Fabrication of Micrometer and Submicrometer-Sized Ion-Selective Optodes via a Solvent Displacement Process

Abstract

Microsphere-based ion optodes represent a promising and versatile tool to measure ionic activities in confined samples. The reported methods of micro- and nanosphere optode fabrication, however, suffer from various degrees of complexity. We propose a large-scale fabrication of polymeric ion-selective optodes using a solvent displacement method. Plasticized poly(vinyl chloride) along with the optode components was dissolved in a solvent miscible with water. Injection of a polymer solution into a stirred aqueous phase containing a surfactant causes spontaneous emulsification. This technique does not require additional preparation steps and allows one to control the composition of the sensor matrix precisely.
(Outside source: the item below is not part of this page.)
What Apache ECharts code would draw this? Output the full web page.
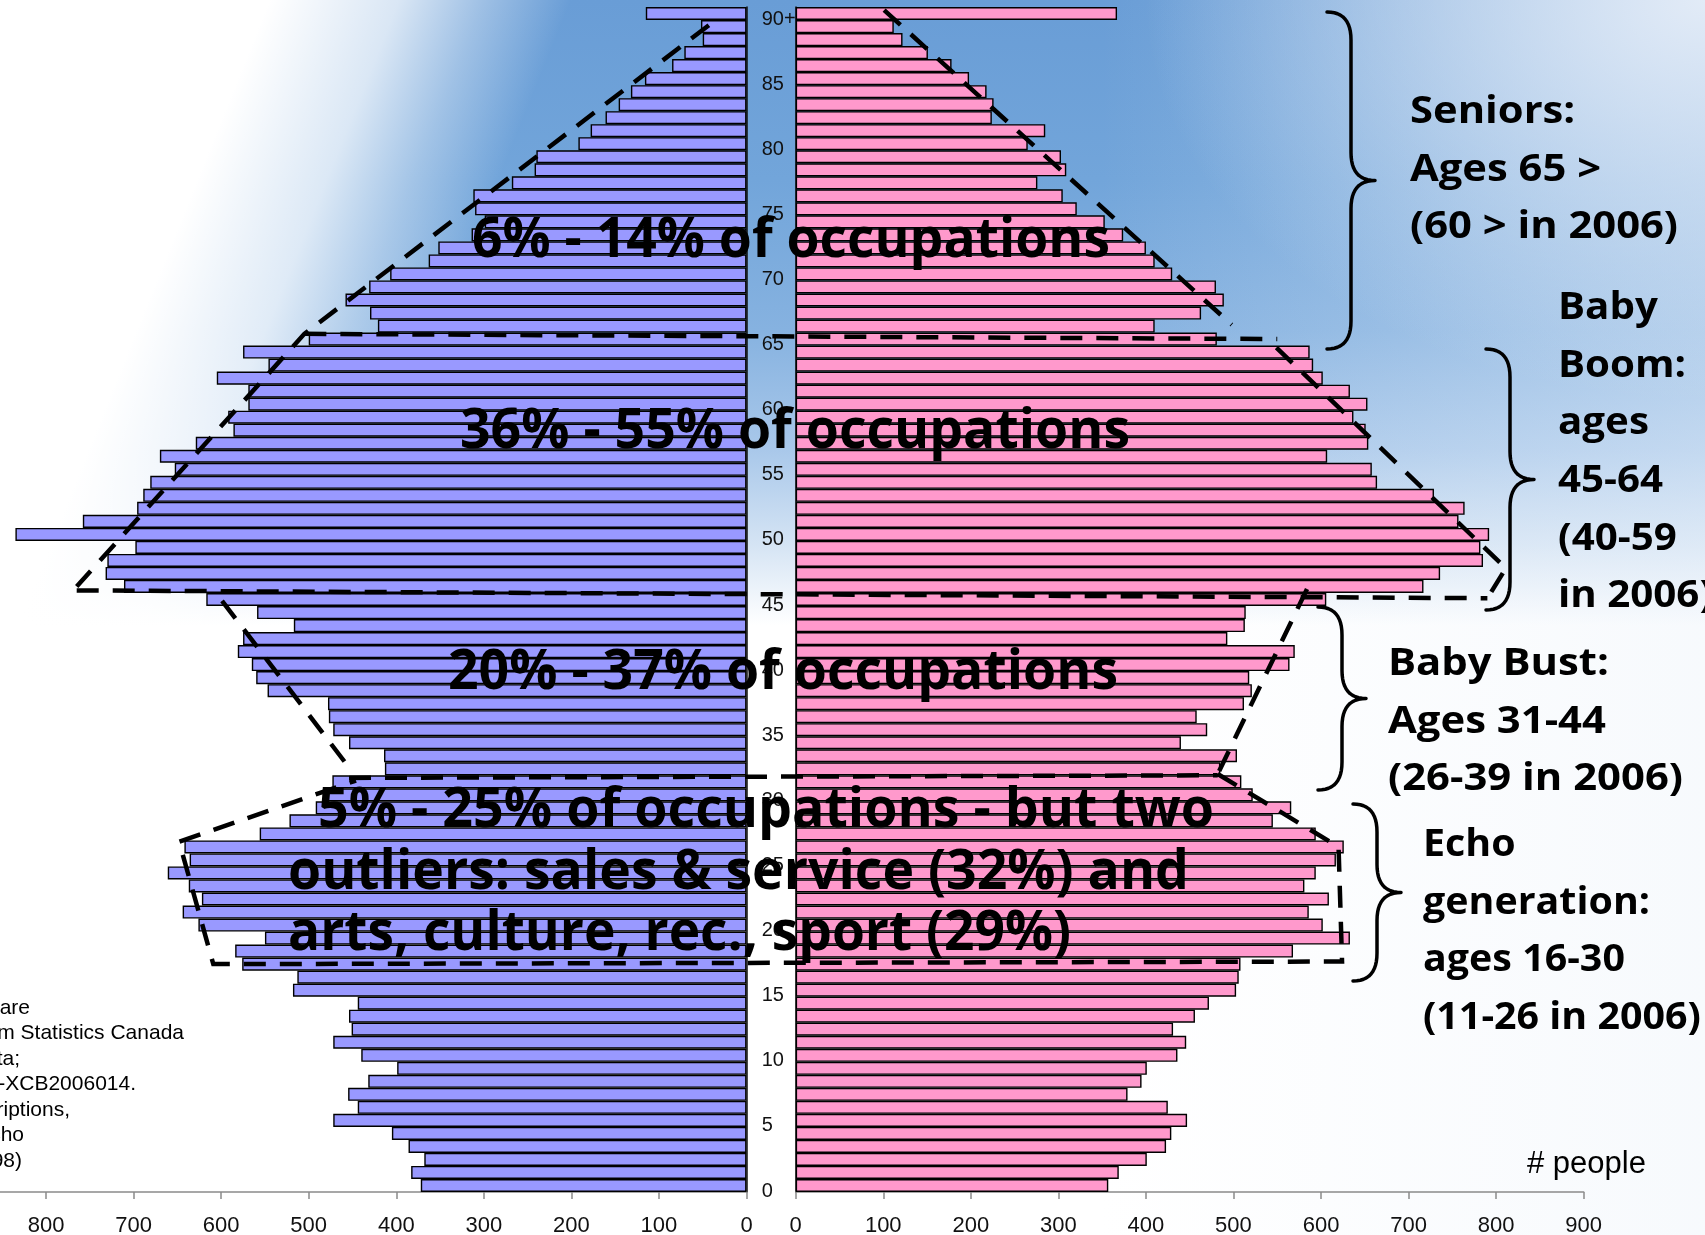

Several factors affecting the particle size distribution are examined such as composition of continuous and disperse phases. The concentration of the polymer in the organic solvent and the choice of the solvent nature allowed us to control the particle size distribution within 200 nm-30 microm. The concentration and the nature of the surfactant had a little influence on the particle size distribution. We fabricated three different batches of ion-selective optodes using chromoionophore I, lipophilic ion-exchanger and sodium ionophore X, BME-44, and ETH 5234 for sodium, potassium, and calcium optodes, respectively. The sensors were fully functional with excellent selectivity to interfering ions.